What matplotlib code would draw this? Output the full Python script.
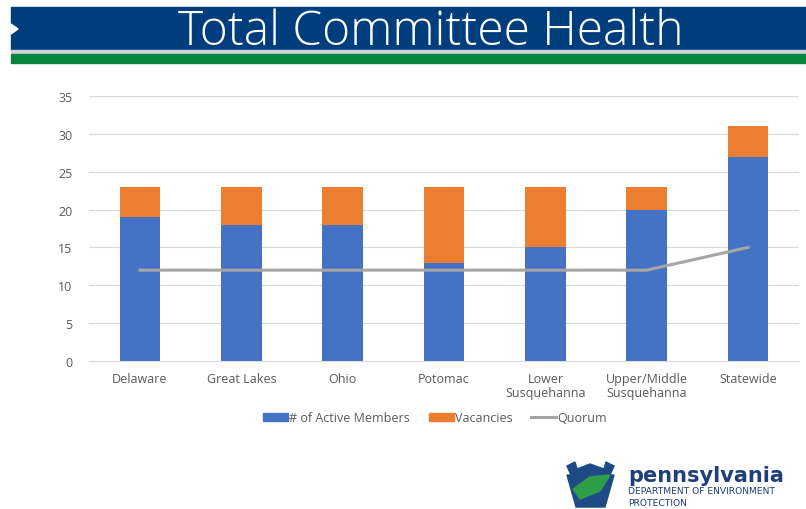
import matplotlib
matplotlib.use("Agg")
import matplotlib.pyplot as plt
from matplotlib.patches import Rectangle, Polygon
from matplotlib.lines import Line2D

categories = ["Delaware", "Great Lakes", "Ohio", "Potomac", "Lower\nSusquehanna",
              "Upper/Middle\nSusquehanna", "Statewide"]
active = [19, 18, 18, 13, 15, 20, 27]
vacancies = [4, 5, 5, 10, 8, 3, 4]
quorum = [12, 12, 12, 12, 12, 12, 15]
yticks = [0, 5, 10, 15, 20, 25, 30, 35]

W, H = 806, 510
fig = plt.figure(figsize=(W / 100, H / 100), dpi=100)
fig.patch.set_facecolor("white")

def fx(px):
    return px / W

def fy(py):
    return 1 - py / H

# Banner
bg = fig.add_axes([0, 0, 1, 1], zorder=0)
bg.set_xlim(0, W)
bg.set_ylim(H, 0)
bg.axis("off")
bg.add_patch(Rectangle((11, 8), W - 11, 43, color="#003D7C"))
bg.add_patch(Rectangle((11, 51), W - 11, 3, color="#D0D5DD"))
bg.add_patch(Rectangle((11, 55), W - 11, 9, color="#07853D"))
bg.add_patch(Polygon([(11, 25), (18, 30), (11, 35)], closed=True, color="white"))
bg.text(431, 33, "Total Committee Health", color="white", fontsize=34.5,
        family="Open Sans", fontweight=300, ha="center", va="center")

# Logo
bg.add_patch(Polygon([(567, 467), (575, 463), (577, 470), (590, 465), (604, 470),
                      (606, 463), (614, 467), (610, 476), (614, 476), (605, 508),
                      (576, 508), (567, 476), (571, 476)], closed=True, color="#1E4A86"))
bg.add_patch(Polygon([(573, 490), (590, 478), (610, 476), (600, 492), (580, 500)],
                     closed=True, color="#2E9E48"))
bg.text(628, 476, "pennsylvania", color="#1E3F7B", fontsize=15, fontweight="bold",
        family="DejaVu Sans", ha="left", va="center")
bg.text(628, 492, "DEPARTMENT OF ENVIRONMENT", color="#1E3F7B", fontsize=6.6,
        family="DejaVu Sans", ha="left", va="center")
bg.text(628, 504, "PROTECTION", color="#1E3F7B", fontsize=6.6,
        family="DejaVu Sans", ha="left", va="center")

# Chart
ax = fig.add_axes([fx(89.3), fy(362), fx(798.7) - fx(89.3), fy(97) - fy(362)], zorder=1)
ax.set_facecolor("none")
x = list(range(len(categories)))
blue, orange, grey = "#4472C4", "#ED7D31", "#A5A5A5"
ax.bar(x, active, width=0.4, color=blue, label="# of Active Members", zorder=2)
ax.bar(x, vacancies, width=0.4, bottom=active, color=orange, label="Vacancies", zorder=2)
ax.plot(x, quorum, color=grey, lw=2.2, label="Quorum", zorder=3)
ax.set_xlim(-0.5, len(categories) - 0.5)
ax.set_ylim(0, 35)
ax.set_yticks(yticks)
ax.set_xticks(x)
ax.set_xticklabels(categories, family="Open Sans", fontsize=9, color="#595959",
                   linespacing=1.05)
ax.tick_params(axis="y", labelsize=9, labelcolor="#595959", length=0, pad=12)
ax.tick_params(axis="x", length=0, pad=8)
for lab in ax.get_yticklabels():
    lab.set_family("Open Sans")
ax.grid(axis="y", color="#D9D9D9", lw=0.8, zorder=0)
for s in ["top", "right", "left"]:
    ax.spines[s].set_visible(False)
ax.spines["bottom"].set_color("#D9D9D9")

handles = [Rectangle((0, 0), 1, 1, color=blue), Rectangle((0, 0), 1, 1, color=orange),
           Line2D([0], [0], color=grey, lw=2.2)]
fig.legend(handles, ["# of Active Members", "Vacancies", "Quorum"], loc="center",
           bbox_to_anchor=(fx(435), fy(419)), ncol=3, frameon=False,
           prop={"family": "Open Sans", "size": 9}, labelcolor="#595959",
           handlelength=2.0, handleheight=0.6, handletextpad=0.1, columnspacing=1.5)

fig.savefig("out.png", dpi=100, facecolor="white")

========================================================================

Wherever "matplotlib" shows up in a line, copy that line.

Result of this exercise >>
What matplotlib code would draw this? Output the full Python script.
import matplotlib
matplotlib.use("Agg")
import matplotlib.pyplot as plt
from matplotlib.patches import Rectangle, Polygon
from matplotlib.lines import Line2D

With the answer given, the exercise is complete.